DRE: If I had known when I was young that being in a band would’ve done for me, in terms of girls, I would’ve been in a band since I was five.

FP: I just stumbled onto it blindly. No one told me. But it’s a valuable lesson.

DRE: My kid’s going to be jammin'. I’m going to shove an instrument in his hand, if and when I have a kid, If I have a girl she won’t be in a band!

FP: Yeah. The dynamic might be a little different. You make your decisions on child rearing yourself though.

DRE: Is the book autobiographical at all?

FP: Not really. The narrator is not me. But the general experience of what happens when you are an alienated teenager, even alienated from within the alienated subcultures, is what I experienced. If you were on the A list socially in high school, it’d be hard to write a book like King Dork, but by definition most people were not on whatever the A-list is, so I think that’s why it’s relatable.
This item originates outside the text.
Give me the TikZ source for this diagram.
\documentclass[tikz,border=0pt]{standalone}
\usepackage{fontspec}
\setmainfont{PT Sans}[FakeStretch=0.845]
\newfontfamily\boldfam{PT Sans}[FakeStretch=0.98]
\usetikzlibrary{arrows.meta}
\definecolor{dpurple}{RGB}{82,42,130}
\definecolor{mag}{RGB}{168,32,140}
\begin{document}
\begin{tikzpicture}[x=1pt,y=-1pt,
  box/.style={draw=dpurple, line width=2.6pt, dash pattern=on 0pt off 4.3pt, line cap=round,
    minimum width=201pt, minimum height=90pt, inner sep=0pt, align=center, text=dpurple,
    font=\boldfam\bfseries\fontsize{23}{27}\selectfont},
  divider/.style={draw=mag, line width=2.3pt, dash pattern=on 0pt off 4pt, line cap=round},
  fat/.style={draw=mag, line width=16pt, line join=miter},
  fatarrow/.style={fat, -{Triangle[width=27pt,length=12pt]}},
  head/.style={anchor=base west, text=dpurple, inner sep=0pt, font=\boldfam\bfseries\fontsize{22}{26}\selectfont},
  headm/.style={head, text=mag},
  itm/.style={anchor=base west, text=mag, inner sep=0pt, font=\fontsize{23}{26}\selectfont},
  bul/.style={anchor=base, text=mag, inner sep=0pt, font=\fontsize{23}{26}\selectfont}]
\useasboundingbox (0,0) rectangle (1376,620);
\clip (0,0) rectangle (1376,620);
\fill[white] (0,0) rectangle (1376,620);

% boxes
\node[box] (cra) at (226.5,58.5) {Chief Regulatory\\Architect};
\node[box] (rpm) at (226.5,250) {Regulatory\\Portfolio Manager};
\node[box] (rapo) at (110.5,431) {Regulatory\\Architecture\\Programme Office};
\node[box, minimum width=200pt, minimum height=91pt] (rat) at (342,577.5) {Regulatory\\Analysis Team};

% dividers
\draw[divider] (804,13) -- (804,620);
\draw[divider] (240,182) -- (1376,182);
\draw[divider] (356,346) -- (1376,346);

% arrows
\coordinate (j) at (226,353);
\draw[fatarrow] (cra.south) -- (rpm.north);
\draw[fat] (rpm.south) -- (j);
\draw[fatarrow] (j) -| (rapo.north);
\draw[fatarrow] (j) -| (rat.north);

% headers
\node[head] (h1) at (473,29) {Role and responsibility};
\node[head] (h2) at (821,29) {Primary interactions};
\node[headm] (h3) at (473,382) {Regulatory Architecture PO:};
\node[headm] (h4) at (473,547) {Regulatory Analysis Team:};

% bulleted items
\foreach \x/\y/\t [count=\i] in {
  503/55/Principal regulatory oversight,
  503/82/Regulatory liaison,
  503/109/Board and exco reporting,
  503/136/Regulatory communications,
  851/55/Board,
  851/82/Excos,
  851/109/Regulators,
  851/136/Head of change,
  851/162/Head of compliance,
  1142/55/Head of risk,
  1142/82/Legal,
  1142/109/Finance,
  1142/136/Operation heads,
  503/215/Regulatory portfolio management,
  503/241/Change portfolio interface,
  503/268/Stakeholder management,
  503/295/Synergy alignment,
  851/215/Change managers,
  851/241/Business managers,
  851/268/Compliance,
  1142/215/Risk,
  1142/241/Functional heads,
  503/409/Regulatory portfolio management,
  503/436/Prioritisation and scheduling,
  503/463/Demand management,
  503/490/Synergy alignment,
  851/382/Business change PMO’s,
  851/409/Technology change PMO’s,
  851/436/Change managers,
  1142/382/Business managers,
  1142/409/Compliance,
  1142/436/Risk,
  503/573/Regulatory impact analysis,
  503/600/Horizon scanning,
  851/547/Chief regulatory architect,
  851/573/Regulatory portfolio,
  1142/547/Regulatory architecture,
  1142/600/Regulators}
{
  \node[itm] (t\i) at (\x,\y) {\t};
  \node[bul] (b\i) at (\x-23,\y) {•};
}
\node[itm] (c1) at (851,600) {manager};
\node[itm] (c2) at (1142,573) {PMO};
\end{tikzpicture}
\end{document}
DRE: What age did you start a band?

FP: I first started to say I was in a band around 13. But I was in a “band” long before I even had an instrument or anything. In fact I probably had like 20 or 30 bands before I actually learned how to play the guitar. If there’s any message to that book it is that having a band where you play instruments is optional. It’s more the concept and if you say that you are in a rock and roll band, you pretty much are in one.
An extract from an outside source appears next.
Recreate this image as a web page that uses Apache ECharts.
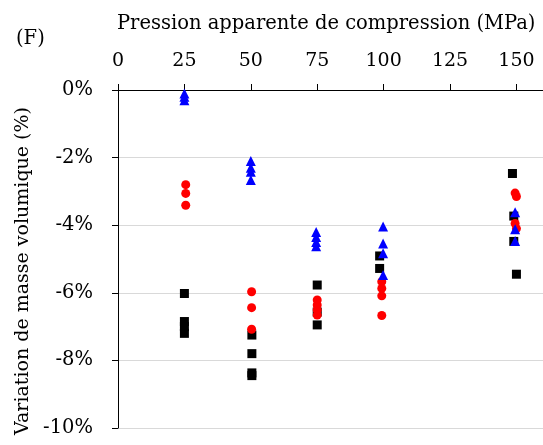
<!DOCTYPE html>
<html>
<head>
<meta charset="utf-8">
<script src="https://cdn.jsdelivr.net/npm/echarts@6/dist/echarts.min.js"></script>
<style>
html,body{margin:0;padding:0;background:#fff;}
#chart{width:543px;height:445px;}
</style>
</head>
<body>
<div id="chart"></div>
<script>
// Data (x: MPa, y: % density change)
const blackX = [25, 25, 25, 25, 50.4, 50.4, 50.4, 50.4, 75, 75, 75, 98.5, 98.5, 148.5, 149, 149, 150];
const blackY = [-6.02, -6.85, -7.0, -7.2, -7.25, -7.8, -8.37, -8.45, -5.77, -6.57, -6.95, -4.91, -5.28, -2.47, -3.73, -4.48, -5.45];
const redX = [25.5, 25.5, 25.5, 50.3, 50.3, 50.3, 75, 75, 75, 75, 99.3, 99.3, 99.3, 99.3, 149.5, 150, 149.5, 150];
const redY = [-2.8, -3.06, -3.41, -5.97, -6.44, -7.08, -6.21, -6.36, -6.51, -6.66, -5.67, -5.87, -6.09, -6.67, -3.05, -3.15, -3.95, -4.1];
const blueX = [25, 25, 25, 50, 50, 50, 50, 74.6, 74.6, 74.6, 74.6, 99.8, 99.8, 99.8, 99.8, 149.5, 149.5, 149.5];
const blueY = [-0.1, -0.2, -0.3, -2.1, -2.3, -2.42, -2.66, -4.2, -4.35, -4.5, -4.62, -4.04, -4.54, -4.83, -5.47, -3.62, -4.12, -4.47];
const xTicks = [0, 25, 50, 75, 100, 125, 150];
const yTicks = [0, -2, -4, -6, -8, -10];
const xTitle = 'Pression apparente de compression (MPa)';
const yTitle = 'Variation de masse volumique (%)';
const panelLabel = '(F)';

const FONT = 'DejaVu Serif';
const pairs = (xs, ys) => xs.map((x, i) => [x, ys[i]]);

const chart = echarts.init(document.getElementById('chart'), null, {renderer: 'canvas'});
chart.setOption({
  animation: false,
  backgroundColor: '#fff',
  title: [
    {text: xTitle, left: 112, top: 9, textStyle: {fontFamily: FONT, fontSize: 19.5, fontWeight: 'normal', color: '#000'}},
    {text: panelLabel, left: 11, top: 24, textStyle: {fontFamily: FONT, fontSize: 19.5, fontWeight: 'normal', color: '#000'}}
  ],
  grid: {left: 118, top: 90, right: 0, height: 338, containLabel: false},
  xAxis: {
    type: 'value', position: 'top', min: 0, max: 160, interval: 25,
    axisLine: {show: true, lineStyle: {color: '#000', width: 1}},
    axisTick: {show: true, inside: false, length: 6, lineStyle: {color: '#000'}},
    axisLabel: {
      margin: 19, showMaxLabel: false,
      fontFamily: FONT, fontSize: 19, color: '#000',
      formatter: v => xTicks.includes(v) ? String(v) : ''
    },
    splitLine: {show: false}
  },
  yAxis: {
    type: 'value', min: -10, max: 0, interval: 2,
    name: yTitle, nameLocation: 'middle', nameGap: 85, nameRotate: 90,
    nameTextStyle: {fontFamily: FONT, fontSize: 19, color: '#000', padding: [0, 24, 0, 0]},
    axisLine: {show: true, onZero: false, lineStyle: {color: '#000', width: 1}},
    axisTick: {show: true, inside: false, length: 6, lineStyle: {color: '#000'}},
    axisLabel: {
      margin: 25, fontFamily: FONT, fontSize: 19.5, color: '#000', padding: [6, 0, 0, 0],
      formatter: v => yTicks.includes(v) ? v + '%' : ''
    },
    splitLine: {show: true, lineStyle: {color: '#d9d9d9', width: 1}}
  },
  series: [
    {name: 'Série noire', type: 'scatter', symbol: 'rect', symbolSize: 9, itemStyle: {color: '#000', opacity: 1}, data: pairs(blackX, blackY)},
    {name: 'Série rouge', type: 'scatter', symbol: 'circle', symbolSize: 9, itemStyle: {color: '#ff0000', opacity: 1}, data: pairs(redX, redY)},
    {name: 'Série bleue', type: 'scatter', symbol: 'triangle', symbolSize: 10, itemStyle: {color: '#0000ff', opacity: 1}, data: pairs(blueX, blueY)}
  ]
});
</script>
</body>
</html>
DRE: When did you get your first girl as a result of being in a band?

FP: It was almost immediately. It’s the strange power of rock and roll, but I merely point it out.

DRE: When did the idea of the mystery of the Tom Henderson’s father come into your mind?

FP: One thing that writers often say that I always found pretentious is that once you have your characters and your setting, you start writing to find out what’s going to happen and the characters take on a life of their own. That is sort of what happened. One of my hobbies is that I collect found objects like letters and cards and various things from other peoples’ lives that are interesting or amusing or poetic. So I really like to go to yard sales and used bookstores and the Salvation Army and look through the books because a lot of times people have interesting things written in books. I noticed that the book that tended to have the most things written in it is The Catcher in the Rye. So as I was writing this book and I was engaging in my hobby of looking through these books, I had the idea, “Well, what would be interesting is if something written in one of these books turned out to have a mysterious significance in this character’s life.” Once I had that idea, then the plot snapped in. But of course the mysteries and the paranoid idea of conspiracies is really just a structure to hang the characterization on.

DRE: Is Henderson a good looking guy?

FP: He doesn’t think so. He’s probably not bad looking though because if you remember his sister’s really good looking. His parents are good lucking. But he’s a nerdy guy with glasses so you don’t really tend to think of yourself as really great looking when you’re in that mode. But if you’re anywhere shy of being a hideous monster and maybe even if you are a hideous monster rock and roll can counteract almost anything.

DRE: Is Sam Hellerman based on anyone you know?

FP: He wasn’t really based on anyone I knew. I was a little more like the Sam Hellerman figure in my childhood than I was like the Tom Henderson. You always find that books and movies are from the point of view of a single person with another person there so that there’s something to interact with or else it’s very hard to get anything going. For dramatic purposes I needed there to be a friend of some kind.

DRE: Do you like Catcher in the Rye?

FP: I reread it while I was writing the book and I liked it better than I did when I was a kid. I didn’t hate it as much as Tom Henderson does but I did feel that there was something weird about how everyone was in love with it. The only explanation Tom can come up with is that it’s a sinister cult. Maybe I wouldn’t have gone that far, but I did think there was something a little spooky about how everyone was under its spell without reservation. Now that I’ve written a book that is more or less an attack on it, although an ironic attack, I’m running into more people who say, “Yeah. I’ve always hated that book.” I never met anyone who did when I was a kid or up until now. I just thought it was required that you love it or else they put you in jail or something. Any time you are forced to feign enthusiasm for something, it fosters an antipathy. There’s a lot of stuff in school like that. It doesn’t have to be that particular book. It’s anything that your teacher is really excited about. Your job is to come up with the best way to act like you’re excited about it as well, but you want to find your own things to be excited about. So there’s a classic tension there with Catcher in the Rye.

DRE: Whose idea was the cover?

FP: That was actually my editor’s copy of the Catcher in the Rye that she used to carry around with her when she was a kid. We just took that and defaced it. It was fun. I was originally worried about being sued by the Salinger estate because I know they sue people and he’s still alive, which I was surprised to learn. But the result from the legal department is that it’s the same company. They can’t sue themselves. We can do anything we want to that cover.

DRE: What’s going on music wise for you?

FP: I have my eye on doing another rock and roll album, although it’s not completely in the planning stages. It’s past the fantasy stage and now it’s more in the daydreaming stage. But I’m writing some songs and trying to pull together some ideas. I’m really hoping I can get my act together enough to do another tour in the fall.